そしてレンジで燃やす石炭を確保するのですが、これも当時の小型船(flyboat)が当時の運河を通って運んできます。しかも、この船の動力は、運河のすぐ横の道を歩く馬なのです。運んできた石炭を荷馬車に乗せるのも人力で、大変そうです。しかし石炭の塊、でかいです。
農場・農作業の準備
面白いのが、BOOK OF THE FARMという初版・1844年の農家向けマニュアルを用いることです。Google Booksにあるのがさすがです。そして19世紀の農耕器具を農耕馬で引いて土を掘り起こしていきます。この器具が通ると草で覆われた地面が掘り起こされていくのは壮観です。とても便利です。1日1エーカー、夜明けから日没まで11マイル耕すとのこと。
「栽培に失敗したら、家族ともども救貧院行き」という言葉も出てきて、ヴィクトリア朝の現実を物語りますし、トマス・ハーディー『テス』で馬の死が一家の没落に繋がるのも、労働力としての馬の偉大さを感じ入る次第です。
この馬に代わってきて、大きな労働力となっていくのが蒸気機関です。蒸気機関は農業にも取り入れられ、脱穀機に使われました。大勢の人数を必要としないこの器具は、『テス』にも出てきたでしょうか。番組では石炭・蒸気機関で動く脱穀機を使い、さらには石炭の投入口にシャベルを突っ込み、卵とベーコンを焼く離れ業も。

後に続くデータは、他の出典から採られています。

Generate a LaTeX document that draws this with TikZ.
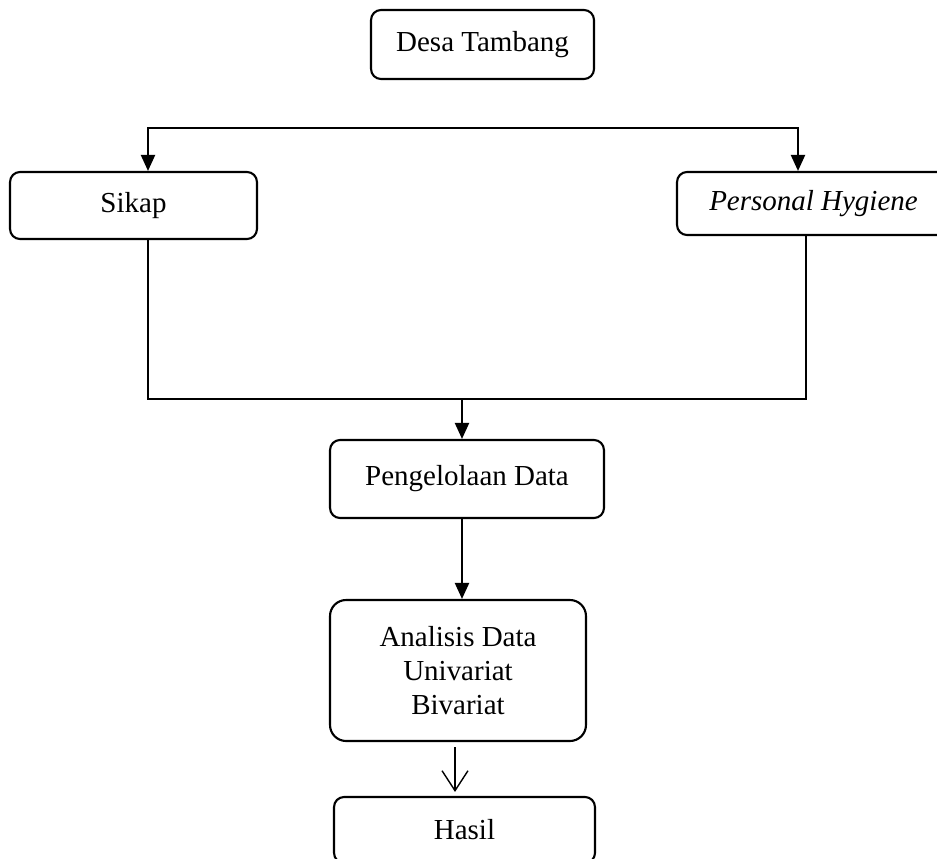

そして、脱穀した麦を今度は畑に撒いていきます。これも「seed drill」という種植え用の器具を使い、同じ高さに植えるのです。手で巻くと、高さにムラが出ると。馬で引けるので、これも便利です。
住まいの整備と食の準備
コテージに視点が移ると壁に漆喰を塗って生活環境を整えたり、ベッドを持ち込んで虫よけのテレピン油を塗ったり。そしてRuthが料理(調味料・チャツネや、ピクルスといった保存食品の作成:ハウスキーパーの仕事ですね)をしていきます。家の中に保存食品を詰めた瓶が並んでいくのは壮観です。また、羊の足の肉の塊を切り分けて、ディナーを作り上げていきます。
羊繋がりで今度は羊飼いが連れてきた羊を牧場に離すのですが、ここでも40年の経験を持つ羊飼いが登場します。放し飼いする牧草地の話も出てきますが、知識が無ければ適切な育成は行えません。

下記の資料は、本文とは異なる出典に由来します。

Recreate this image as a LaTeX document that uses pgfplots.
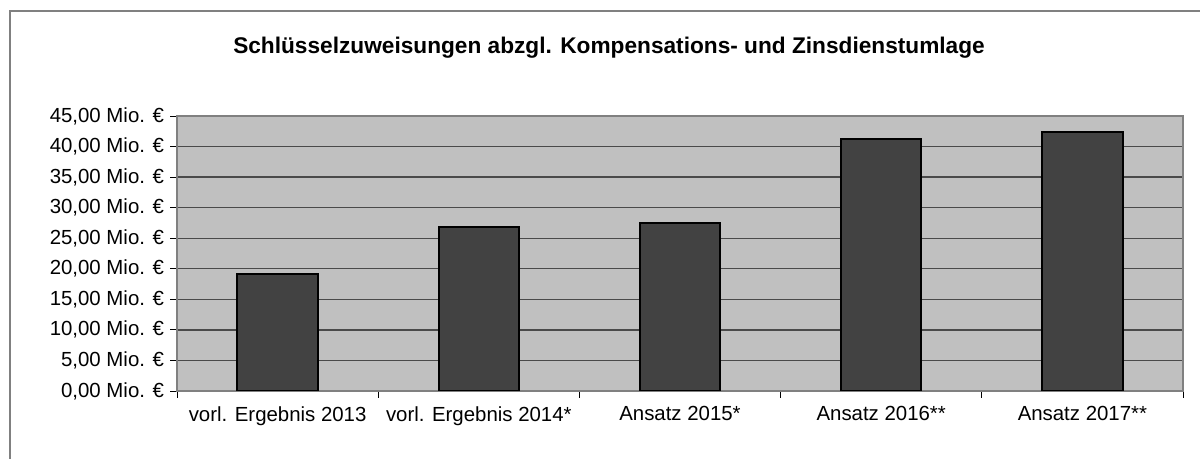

並行して男性陣は農場主のActon氏の所有する森に出かけてリンゴを調達し、その後、馬の力を借りて動かす臼でリンゴをすり潰し、それをプレス機で絞り出してリンゴジュースを作り、数か月保管することでシードル(リンゴ酒)を作るわけです。
最後に、男性陣が家具をいくつか持ち込み、Ruthの作ったディナーを味わい、Ruthが寝室で眠るというところで1話目が完了です。
終わりに
このドキュメンタリーは一定の流れがありつつ、場面転換が多くなっています。全体的に見ると話が繋がっていて、順番に作業をしていますが、書き出すと散漫になってしまいました。2回目以降には洗濯や乳製品作りや、羊の出産、村人との交流など、これでもかというぐらいに農家生活の苦労と楽しみとを味わっていきます。
19世紀の「農場での穀物栽培や牧畜」だけではなく、「農場での家事仕事」や、そこで使われた道具を今も作る・使える職人たちも登場してくるので、総合的にヴィクトリア朝の生活に興味を持つ方や、田園での生活、そしてこの当時の技術・雰囲気を知りたい方も楽しめる映像作品です。